--- BEGIN ---

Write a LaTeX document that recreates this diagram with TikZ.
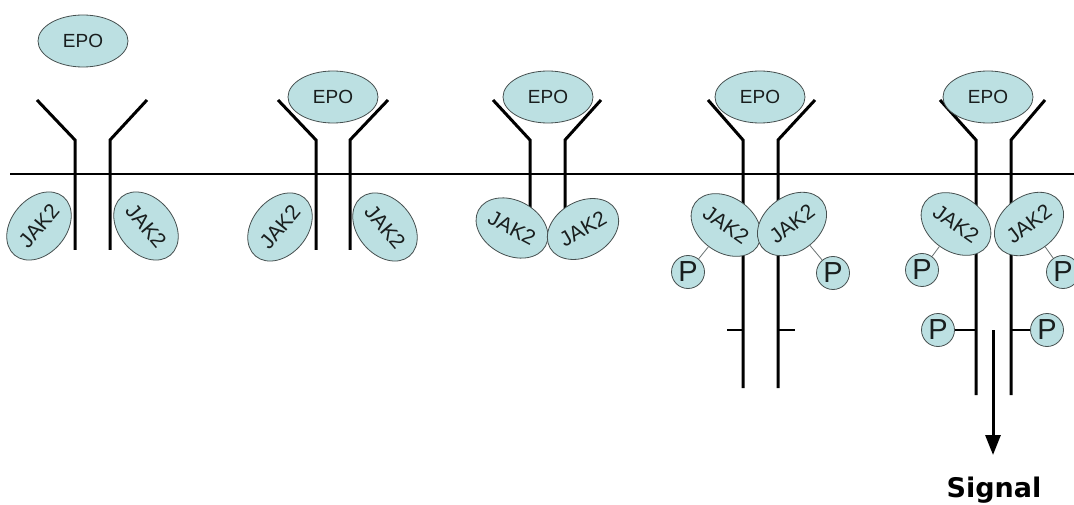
\documentclass[tikz,border=0pt]{standalone}
\usepackage{fontspec}
\setmainfont{Liberation Sans}
\newfontfamily\sigfont{DejaVu Sans}
\usetikzlibrary{shapes.geometric,arrows.meta}
\definecolor{molfill}{RGB}{188,224,226}
\definecolor{molline}{RGB}{70,80,80}
\definecolor{txt}{RGB}{25,30,30}
\begin{document}
\begin{tikzpicture}[x=1pt,y=-1pt,
 mol/.style={ellipse,draw=molline,fill=molfill,line width=0.8pt,inner sep=0pt,text=txt},
 epo/.style={mol,minimum width=90pt,minimum height=52pt,font=\fontsize{19}{19}\selectfont},
 jak/.style={mol,minimum width=76pt,minimum height=55pt,font=\fontsize{21}{21}\selectfont},
 phos/.style={circle,draw=molline,fill=molfill,line width=0.8pt,inner sep=0pt,minimum size=33pt,text=txt,font=\fontsize{29}{29}\selectfont},
 rec/.style={line width=3pt},
 link/.style={line width=0.8pt,draw=molline!80},
 tick/.style={line width=1.2pt}
]
\clip (0,0) rectangle (1074,505);
\fill[white] (0,0) rectangle (1074,505);

% membrane
\coordinate (mA) at (10,174);
\coordinate (mB) at (1074,174);
\draw[line width=2pt] (mA) -- (mB);

% receptors
\draw[rec] (37,100) -- (75,140) -- (75,250);
\draw[rec] (147,100) -- (110,140) -- (110,250);
\draw[rec] (278,100) -- (316,140) -- (316,250);
\draw[rec] (388,100) -- (350,140) -- (350,250);
\draw[rec] (493,100) -- (530,140) -- (530,215);
\draw[rec] (601,100) -- (565,140) -- (565,215);
\draw[rec] (708,100) -- (743,140) -- (743,388);
\draw[rec] (815,100) -- (778,140) -- (778,388);
\draw[rec] (940,100) -- (976,140) -- (976,395);
\draw[rec] (1045,100) -- (1011,140) -- (1011,395);

% EPO
\node[epo] (e1) at (83,41) {EPO};
\node[epo] (e2) at (333,97) {EPO};
\node[epo] (e3) at (548,97) {EPO};
\node[epo] (e4) at (760,97) {EPO};
\node[epo] (e5) at (988,97) {EPO};

% JAK2
\node[jak,rotate=50] (j1l) at (39,226) {JAK2};
\node[jak,rotate=-50] (j1r) at (146,226) {JAK2};
\node[jak,rotate=50] (j2l) at (280,227) {JAK2};
\node[jak,rotate=-50] (j2r) at (385,227) {JAK2};
\node[jak,rotate=-28] (j3l) at (512,228) {JAK2};
\node[jak,rotate=30] (j3r) at (583,229) {JAK2};
\node[jak,rotate=-35] (j4l) at (726,225) {JAK2};
\node[jak,rotate=37] (j4r) at (792,224) {JAK2};
\node[jak,rotate=-35] (j5l) at (956,224) {JAK2};
\node[jak,rotate=37] (j5r) at (1029,224) {JAK2};

% phosphates
\node[phos] (p4l) at (688,272) {P};
\node[phos] (p4r) at (833,273) {P};
\node[phos] (p5l) at (922,270) {P};
\node[phos] (p5r) at (1063,272) {P};
\node[phos] (p5a) at (938,330) {P};
\node[phos] (p5b) at (1047,330) {P};
\draw[link] (j4l) -- (p4l);
\draw[link] (j4r) -- (p4r);
\draw[link] (j5l) -- (p5l);
\draw[link] (j5r) -- (p5r);

\coordinate (r5a) at (976,330);
\coordinate (r5b) at (1011,330);
\draw[tick] (p5a) -- (r5a);
\draw[tick] (p5b) -- (r5b);

% ticks on receptor 4
\coordinate (t4a) at (727,330);
\coordinate (t4b) at (743,330);
\coordinate (t4c) at (778,330);
\coordinate (t4d) at (795,330);
\draw[tick] (t4a) -- (t4b);
\draw[tick] (t4c) -- (t4d);

% signal
\node[font=\sigfont\bfseries\fontsize{27}{27}\selectfont,text=black] (sig) at (994,490) {Signal};
\coordinate (sA) at (993,330);
\coordinate (sB) at (993,455);
\draw[line width=3pt,-{Triangle[width=15pt,length=20pt]}] (sA) -- (sB);
\end{tikzpicture}
\end{document}
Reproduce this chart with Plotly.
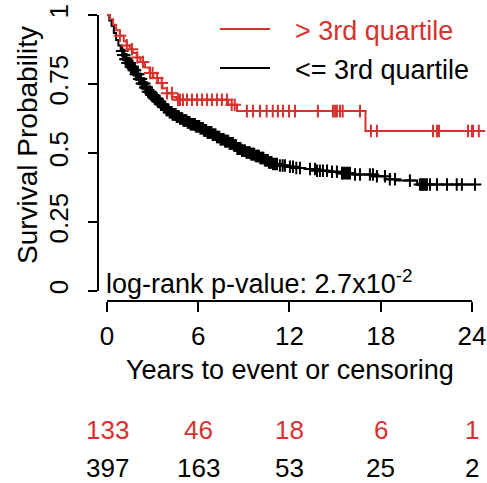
import numpy as np
import plotly.graph_objects as go

# ---------------- data ----------------
groups = ["> 3rd quartile", "<= 3rd quartile"]
colors = ["#D8322F", "#000000"]

# Kaplan-Meier step points (time in years, survival after step)
red_t = [0, 0.2, 0.4, 0.6, 0.85, 1.1, 1.3, 1.5, 1.7, 1.95, 2.2, 2.5, 2.8, 3.05,
         3.35, 3.65, 3.95, 4.3, 4.6, 7.96, 8.55, 17.0, 24.45]
red_s = [1.0, 0.985, 0.965, 0.945, 0.925, 0.905, 0.89, 0.876, 0.862, 0.846, 0.83,
         0.81, 0.79, 0.772, 0.754, 0.735, 0.717, 0.703, 0.693, 0.675, 0.652, 0.58, 0.58]

black_t = [0, 0.15, 0.3, 0.45, 0.6, 0.75, 0.9, 1.05, 1.2, 1.35, 1.5, 1.7, 1.9, 2.1,
           2.3, 2.5, 2.7, 2.9, 3.1, 3.3, 3.5, 3.7, 3.9, 4.1, 4.3, 4.55, 4.8, 5.0,
           5.25, 5.5, 5.8, 6.1, 6.35, 6.6, 6.9, 7.2, 7.45, 7.7, 8.0, 8.3, 8.55, 8.8,
           9.1, 9.4, 9.7, 10.0, 10.3, 10.6, 10.9, 11.3, 11.8, 12.3, 13.0, 13.8,
           14.5, 15.3, 16.2, 17.5, 18.3, 19.0, 20.4, 24.3]
black_s = [1.0, 0.98, 0.96, 0.935, 0.91, 0.89, 0.87, 0.855, 0.84, 0.826, 0.813, 0.8,
           0.785, 0.768, 0.752, 0.737, 0.722, 0.71, 0.698, 0.687, 0.676, 0.666, 0.656,
           0.648, 0.64, 0.632, 0.625, 0.618, 0.611, 0.604, 0.597, 0.59, 0.582, 0.575,
           0.566, 0.558, 0.55, 0.543, 0.535, 0.527, 0.516, 0.508, 0.502, 0.496, 0.489,
           0.482, 0.474, 0.466, 0.46, 0.455, 0.45, 0.446, 0.442, 0.436, 0.432, 0.427,
           0.422, 0.416, 0.405, 0.4, 0.386, 0.386]

# censoring times
red_cens = [0.85, 1.3, 1.64, 2.0, 2.37, 2.83, 3.0, 3.3, 3.6, 3.95, 4.27, 4.67, 4.8,
            5.0, 5.26, 5.59, 5.92, 6.25, 6.58, 6.9, 7.23, 7.56, 7.89, 8.2, 8.4, 9.2,
            9.6, 10.06, 10.5, 10.9, 11.24, 11.57, 11.97, 12.36, 13.87, 14.86, 15.0,
            15.12, 15.32, 15.5, 16.64, 17.36, 17.75, 21.44, 21.7, 21.83, 23.74, 24.0,
            24.07, 24.45]
black_cens = [1.0, 1.07, 1.13, 1.21, 1.28, 1.35, 1.41, 1.49, 1.57, 1.63, 1.69, 1.77,
              1.84, 1.9, 1.96, 2.05, 2.12, 2.18, 2.23, 2.3, 2.37, 2.45, 2.52, 2.57,
              2.61, 2.7, 2.79, 2.85, 2.92, 2.98, 3.04, 3.13, 3.21, 3.27, 3.34, 3.41,
              3.47, 3.55, 3.62, 3.68, 3.74, 3.83, 3.91, 3.97, 4.04, 4.12, 4.19, 4.25,
              4.31, 4.39, 4.46, 4.52, 4.58, 4.66, 4.73, 4.8, 4.87, 4.95, 5.02, 5.08,
              5.14, 5.23, 5.31, 5.37, 5.43, 5.5, 5.57, 5.65, 5.72, 5.78, 5.84, 5.93,
              6.01, 6.07, 6.14, 6.23, 6.31, 6.38, 6.44, 6.52, 6.61, 6.67, 6.73, 6.8,
              6.87, 6.95, 7.02, 7.08, 7.14, 7.23, 7.31, 7.39, 7.46, 7.52, 7.58, 7.67,
              7.76, 7.82, 7.89, 7.97, 8.06, 8.12, 8.19, 8.28, 8.36, 8.43, 8.49, 8.57,
              8.66, 8.72, 8.79, 8.88, 8.96, 9.02, 9.08, 9.17, 9.26, 9.33, 9.39, 9.48,
              9.56, 9.62, 9.68, 9.77, 9.86, 9.93, 9.99, 10.08, 10.16, 10.22, 10.29,
              10.38, 10.46, 10.52, 10.58, 10.65, 10.72, 10.82, 10.92, 11.05, 11.18,
              11.37, 11.55, 11.7, 12.03, 12.23, 12.45, 12.69, 13.35, 13.68, 13.81, 14.0,
              14.2, 14.47, 14.8, 15.12, 15.45, 15.52, 15.65, 15.78, 15.85, 15.98, 16.31,
              16.64, 17.29, 17.49, 17.75, 18.28, 18.6, 18.94, 19.92, 20.58, 20.71, 20.78,
              20.91, 21.04, 21.24, 21.7, 22.36, 23.0, 23.34, 24.2]

x_ticks = [0, 6, 12, 18, 24]
y_ticks = [0, 0.25, 0.5, 0.75, 1]
y_ticktext = ["0", "0.25", "0.5", "0.75", "1"]

risk_red = [133, 46, 18, 6, 1]
risk_black = [397, 163, 53, 25, 2]

pvalue_text = "log-rank p-value: 2.7x10<sup>-2</sup>"
x_title = "Years to event or censoring"
y_title = "Survival Probability"

FONT = "Liberation Sans, Arial, Helvetica, sans-serif"

# layout geometry (pixels)
W, H = 487, 483
L, T, B = 98, 4, 182
PW, PH = W - L, H - T - B


def px(x):
    return (x - L) / PW


def py(y):
    return (H - B - y) / PH


# ---------------- figure ----------------
fig = go.Figure()


def cens_y(t_steps, s_steps, cens):
    idx = np.searchsorted(np.asarray(t_steps), np.asarray(cens), side="right") - 1
    return np.asarray(s_steps)[idx]


for t, s, c, col in [(black_t, black_s, black_cens, colors[1]),
                     (red_t, red_s, red_cens, colors[0])]:
    fig.add_trace(go.Scatter(x=t, y=s, mode="lines", line=dict(color=col, width=2, shape="hv"),
                             showlegend=False, hoverinfo="skip"))
    fig.add_trace(go.Scatter(x=c, y=cens_y(t, s, c), mode="markers",
                             marker=dict(symbol="cross-thin", size=9,
                                         line=dict(color=col, width=2)),
                             showlegend=False, hoverinfo="skip"))

# axis lines spanning only the tick range (R style)
fig.add_shape(type="line", xref="paper", yref="y", x0=0, x1=0, y0=0, y1=1,
              line=dict(color="black", width=2))
fig.add_shape(type="line", xref="x", yref="paper", x0=0, x1=24, y0=0, y1=0,
              line=dict(color="black", width=2))

# legend
for name, col, yy in zip(groups, colors, [29, 68]):
    fig.add_shape(type="line", xref="paper", yref="paper", x0=px(220), x1=px(270),
                  y0=py(yy), y1=py(yy), line=dict(color=col, width=2))
    fig.add_annotation(text=name, xref="paper", yref="paper", x=px(293), y=py(yy + 2),
                       xanchor="left", yanchor="middle", showarrow=False,
                       font=dict(family=FONT, size=27, color=col))

# p-value
fig.add_annotation(text=pvalue_text, xref="paper", yref="paper", x=px(104), y=py(301),
                   xanchor="left", yanchor="bottom", showarrow=False,
                   font=dict(family=FONT, size=27, color="black"))

# axis titles
fig.add_annotation(text=x_title, xref="paper", yref="paper", x=px(290), y=py(370),
                   xanchor="center", yanchor="middle",
                   showarrow=False, font=dict(family=FONT, size=27, color="black"))
fig.add_annotation(text=y_title, xref="paper", yref="paper", x=px(28), y=py(145),
                   xanchor="center", yanchor="middle", textangle=-90, showarrow=False,
                   font=dict(family=FONT, size=28, color="black"))

# numbers at risk
for vals, col, yy in [(risk_red, colors[0], 430), (risk_black, colors[1], 468)]:
    for xv, v in zip(x_ticks, vals):
        fig.add_annotation(text=str(v), xref="x", yref="paper", x=xv, y=py(yy),
                           xanchor="center", yanchor="middle", showarrow=False,
                           font=dict(family=FONT, size=26, color=col))

fig.update_layout(
    width=W, height=H,
    margin=dict(l=L, r=0, t=T, b=B),
    paper_bgcolor="white", plot_bgcolor="white",
    font=dict(family=FONT, size=26, color="black"),
    xaxis=dict(range=[-0.592, 24.99], tickvals=x_ticks, ticks="outside", ticklen=10,
               tickwidth=2, tickcolor="black", showgrid=False, zeroline=False,
               showline=False, tickfont=dict(size=26), ticklabelstandoff=2),
    yaxis=dict(range=[-0.0362, 1.04], tickvals=y_ticks, ticktext=y_ticktext,
               ticks="outside", ticklen=9, tickwidth=2, tickcolor="black",
               showgrid=False, zeroline=False, showline=False, tickangle=-90,
               tickfont=dict(size=26), ticklabelstandoff=10),
)

fig.write_html("out.html")
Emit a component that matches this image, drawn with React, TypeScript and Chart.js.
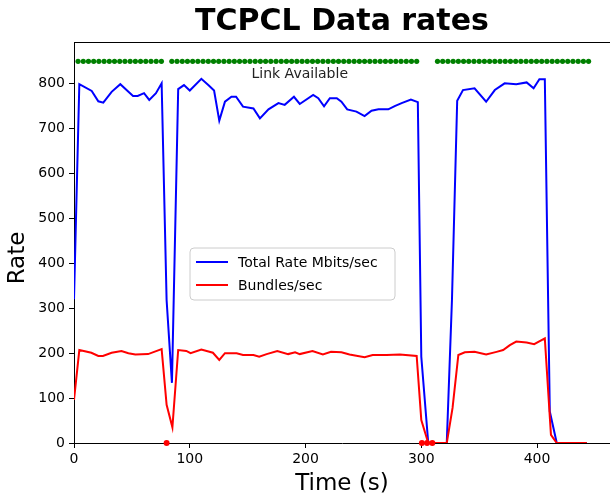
import React, { useEffect, useRef } from 'react';
import { Chart, registerables } from 'chart.js';

Chart.register(...registerables);

// ---- Data ----
const rateTimes = [0, 4.6, 15.3, 21, 25.3, 32.5, 40, 45.4, 51, 55, 60.5, 65, 70.8, 75.7, 80, 84.6, 90, 95, 100, 110, 116, 121, 125.5, 130.4, 136, 140, 146, 155, 160.6, 168, 176.6, 182, 190, 195, 206.6, 211, 216, 221, 227, 231, 236, 244, 251, 257, 263, 271.5, 277, 283, 291, 297, 300, 306, 322, 326.5, 331, 336, 346, 356, 363.5, 372, 382, 391, 397, 402, 406.7, 411, 417, 443];
const rateValues = [320, 799, 784, 761, 758, 782, 799, 786, 773, 773, 779, 764, 779, 801, 318, 134, 788, 797, 785, 811, 797, 785, 718, 760, 771, 771, 749, 745, 723, 743, 757, 753, 771, 755, 775, 768, 750, 768, 768, 760, 743, 738, 728, 740, 743, 743, 750, 757, 765, 759, 192, 0, 0, 320, 762, 786, 790, 760, 786, 801, 799, 803, 790, 810, 810, 70, 0, 0];

const bundleTimes = [0, 4.6, 15, 21, 25, 32.5, 41, 47, 53, 64, 75.7, 80, 85, 90, 97, 100.7, 110, 120, 125.5, 130.4, 140.5, 146, 155, 160, 166.4, 175.6, 185, 191, 195, 206, 215, 222, 231, 238, 251, 258, 270, 281.5, 296, 300, 306, 322, 327, 332, 337.6, 346, 356, 365, 370.7, 376.5, 382, 391, 397.5, 406.7, 412, 417, 443];
const bundleValues = [96, 207, 201, 194, 194, 201, 205, 200, 197, 198, 209, 85, 35, 207, 205, 200, 208, 201, 185, 200, 200, 196, 196, 192, 198, 205, 198, 202, 198, 205, 197, 203, 202, 197, 191, 196, 196, 197, 194, 51, 0, 0, 78, 196, 202, 203, 197, 203, 207, 218, 226, 224, 220, 233, 18, 0, 0];

const linkUpTimes = [3.5, 8, 12.5, 17, 21.5, 26, 30.5, 35, 39.5, 44, 48.5, 53, 57.5, 62, 66.5, 71, 75.5,
  84.5, 89, 93.5, 98, 102.5, 107, 111.5, 116, 120.5, 125, 129.5, 134, 138.5, 143, 147.5, 152, 156.5, 161, 165.5, 170, 174.5, 179, 183.5, 188, 192.5, 197, 201.5, 206, 210.5, 215, 219.5, 224, 228.5, 233, 237.5, 242, 246.5, 251, 255.5, 260, 264.5, 269, 273.5, 278, 282.5, 287, 291.5, 296,
  314, 318.5, 323, 327.5, 332, 336.5, 341, 345.5, 350, 354.5, 359, 363.5, 368, 372.5, 377, 381.5, 386, 390.5, 395, 399.5, 404, 408.5, 413, 417.5, 422, 426.5, 431, 435.5, 440, 444.5];
const LINK_UP_LEVEL = 850;
const linkDownTimes = [80, 300.5, 305, 309.5];
const LINK_DOWN_LEVEL = 0;

const xTicks = [0, 100, 200, 300, 400];
const yTicks = [0, 100, 200, 300, 400, 500, 600, 700, 800];
const X_MIN = 0, X_MAX = 463;
const Y_MIN = 0, Y_MAX = 893;

const TITLE = 'TCPCL Data rates';
const X_LABEL = 'Time (s)';
const Y_LABEL = 'Rate';
const ANNOTATION = 'Link Available';
const ANNOTATION_AT = { x: 195, y: 822 };
const RATE_LABEL = 'Total Rate Mbits/sec';
const BUNDLE_LABEL = 'Bundles/sec';

const FONT = '"DejaVu Sans", "Liberation Sans", sans-serif';

const pts = (xs: number[], ys: number[]) => xs.map((x, i) => ({ x, y: ys[i] }));

const overlayPlugin = {
  id: 'overlay',
  afterDraw(chart: any) {
    const { ctx, chartArea, scales } = chart;
    const cx = 342;
    ctx.save();
    // top spine
    ctx.strokeStyle = '#000';
    ctx.lineWidth = 1;
    ctx.beginPath();
    ctx.moveTo(chartArea.left, chartArea.top + 0.5);
    ctx.lineTo(chartArea.right, chartArea.top + 0.5);
    ctx.stroke();

    ctx.fillStyle = '#000';
    // title
    ctx.font = `bold 30px ${FONT}`;
    ctx.textAlign = 'center';
    ctx.textBaseline = 'middle';
    ctx.fillText(TITLE, cx, 22);
    // x label
    ctx.font = `23px ${FONT}`;
    ctx.fillText(X_LABEL, cx, 484);
    // y label
    ctx.save();
    ctx.translate(18, 258);
    ctx.rotate(-Math.PI / 2);
    ctx.fillText(Y_LABEL, 0, 0);
    ctx.restore();
    // annotation
    ctx.font = `14px ${FONT}`;
    ctx.fillStyle = '#222';
    ctx.fillText(ANNOTATION, scales.x.getPixelForValue(ANNOTATION_AT.x), scales.y.getPixelForValue(ANNOTATION_AT.y));

    // legend
    const lx = chartArea.left + 116, ly = chartArea.top + 206, lw = 205, lh = 52, r = 4;
    ctx.beginPath();
    ctx.moveTo(lx + r, ly);
    ctx.arcTo(lx + lw, ly, lx + lw, ly + lh, r);
    ctx.arcTo(lx + lw, ly + lh, lx, ly + lh, r);
    ctx.arcTo(lx, ly + lh, lx, ly, r);
    ctx.arcTo(lx, ly, lx + lw, ly, r);
    ctx.closePath();
    ctx.fillStyle = 'rgba(255,255,255,0.8)';
    ctx.fill();
    ctx.strokeStyle = '#cccccc';
    ctx.stroke();
    const entries = [chart.data.datasets[0], chart.data.datasets[1]];
    entries.forEach((ds: any, i: number) => {
      const yy = ly + 14 + i * 23;
      ctx.strokeStyle = ds.borderColor;
      ctx.lineWidth = 2;
      ctx.beginPath();
      ctx.moveTo(lx + 6, yy);
      ctx.lineTo(lx + 38, yy);
      ctx.stroke();
      ctx.fillStyle = '#000';
      ctx.font = `14px ${FONT}`;
      ctx.textAlign = 'left';
      ctx.textBaseline = 'middle';
      ctx.fillText(ds.label, lx + 48, yy + 1);
    });
    ctx.restore();
  },
};

export default function App() {
  const ref = useRef<HTMLCanvasElement | null>(null);
  useEffect(() => {
    if (!ref.current) return;
    const axisCommon = {
      type: 'linear' as const,
      grid: { display: true, drawOnChartArea: false, drawTicks: true, tickLength: 5, color: '#000', lineWidth: 1 },
      border: { display: true, color: '#000', width: 1 },
      ticks: { color: '#000', font: { family: FONT, size: 14 } },
    };
    const chart = new Chart(ref.current, {
      type: 'line',
      data: {
        datasets: [
          { label: RATE_LABEL, data: pts(rateTimes, rateValues), borderColor: '#0000ff', borderWidth: 2, pointRadius: 0, tension: 0, order: 4, fill: false },
          { label: BUNDLE_LABEL, data: pts(bundleTimes, bundleValues), borderColor: '#ff0000', borderWidth: 2, pointRadius: 0, tension: 0, order: 3, fill: false },
          { label: 'up', data: linkUpTimes.map((t) => ({ x: t, y: LINK_UP_LEVEL })), showLine: false, pointRadius: 2.6, pointBackgroundColor: '#008000', pointBorderWidth: 0, borderColor: '#008000', order: 2 },
          { label: 'down', data: linkDownTimes.map((t) => ({ x: t, y: LINK_DOWN_LEVEL })), showLine: false, pointRadius: 3, pointBackgroundColor: '#ff0000', pointBorderWidth: 0, borderColor: '#ff0000', order: 1, clip: false as any },
        ],
      },
      options: {
        animation: false,
        responsive: false,
        devicePixelRatio: 1,
        layout: { padding: { top: 42, left: 0, right: 0, bottom: 0 } },
        plugins: { legend: { display: false }, title: { display: false }, tooltip: { enabled: false } },
        scales: {
          x: {
            ...axisCommon,
            min: X_MIN,
            max: X_MAX,
            ticks: { ...axisCommon.ticks, padding: 3, maxRotation: 0 },
            afterBuildTicks: (s: any) => { s.ticks = xTicks.map((v) => ({ value: v })); },
            afterFit: (s: any) => { s.height = 54; },
          },
          y: {
            ...axisCommon,
            min: Y_MIN,
            max: Y_MAX,
            ticks: { ...axisCommon.ticks, padding: 4 },
            afterBuildTicks: (s: any) => { s.ticks = yTicks.map((v) => ({ value: v })); },
            afterFit: (s: any) => { s.width = 74; },
          },
        },
      },
      plugins: [overlayPlugin],
    });
    return () => chart.destroy();
  }, []);
  return (
    <div style={{ position: 'fixed', left: 0, top: 0, width: 610, height: 497, overflow: 'hidden', background: '#fff' }}>
      <canvas ref={ref} width={614} height={497} style={{ display: 'block' }} />
    </div>
  );
}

--- END ---

◆ **STATED GOAL**
Set down word for word the lines from the first entry through the line with "(e5) at (988,97)", both included, omitting pictures.

◆ **ANSWER**
Write a LaTeX document that recreates this diagram with TikZ.
\documentclass[tikz,border=0pt]{standalone}
\usepackage{fontspec}
\setmainfont{Liberation Sans}
\newfontfamily\sigfont{DejaVu Sans}
\usetikzlibrary{shapes.geometric,arrows.meta}
\definecolor{molfill}{RGB}{188,224,226}
\definecolor{molline}{RGB}{70,80,80}
\definecolor{txt}{RGB}{25,30,30}
\begin{document}
\begin{tikzpicture}[x=1pt,y=-1pt,
 mol/.style={ellipse,draw=molline,fill=molfill,line width=0.8pt,inner sep=0pt,text=txt},
 epo/.style={mol,minimum width=90pt,minimum height=52pt,font=\fontsize{19}{19}\selectfont},
 jak/.style={mol,minimum width=76pt,minimum height=55pt,font=\fontsize{21}{21}\selectfont},
 phos/.style={circle,draw=molline,fill=molfill,line width=0.8pt,inner sep=0pt,minimum size=33pt,text=txt,font=\fontsize{29}{29}\selectfont},
 rec/.style={line width=3pt},
 link/.style={line width=0.8pt,draw=molline!80},
 tick/.style={line width=1.2pt}
]
\clip (0,0) rectangle (1074,505);
\fill[white] (0,0) rectangle (1074,505);

% membrane
\coordinate (mA) at (10,174);
\coordinate (mB) at (1074,174);
\draw[line width=2pt] (mA) -- (mB);

% receptors
\draw[rec] (37,100) -- (75,140) -- (75,250);
\draw[rec] (147,100) -- (110,140) -- (110,250);
\draw[rec] (278,100) -- (316,140) -- (316,250);
\draw[rec] (388,100) -- (350,140) -- (350,250);
\draw[rec] (493,100) -- (530,140) -- (530,215);
\draw[rec] (601,100) -- (565,140) -- (565,215);
\draw[rec] (708,100) -- (743,140) -- (743,388);
\draw[rec] (815,100) -- (778,140) -- (778,388);
\draw[rec] (940,100) -- (976,140) -- (976,395);
\draw[rec] (1045,100) -- (1011,140) -- (1011,395);

% EPO
\node[epo] (e1) at (83,41) {EPO};
\node[epo] (e2) at (333,97) {EPO};
\node[epo] (e3) at (548,97) {EPO};
\node[epo] (e4) at (760,97) {EPO};
\node[epo] (e5) at (988,97) {EPO};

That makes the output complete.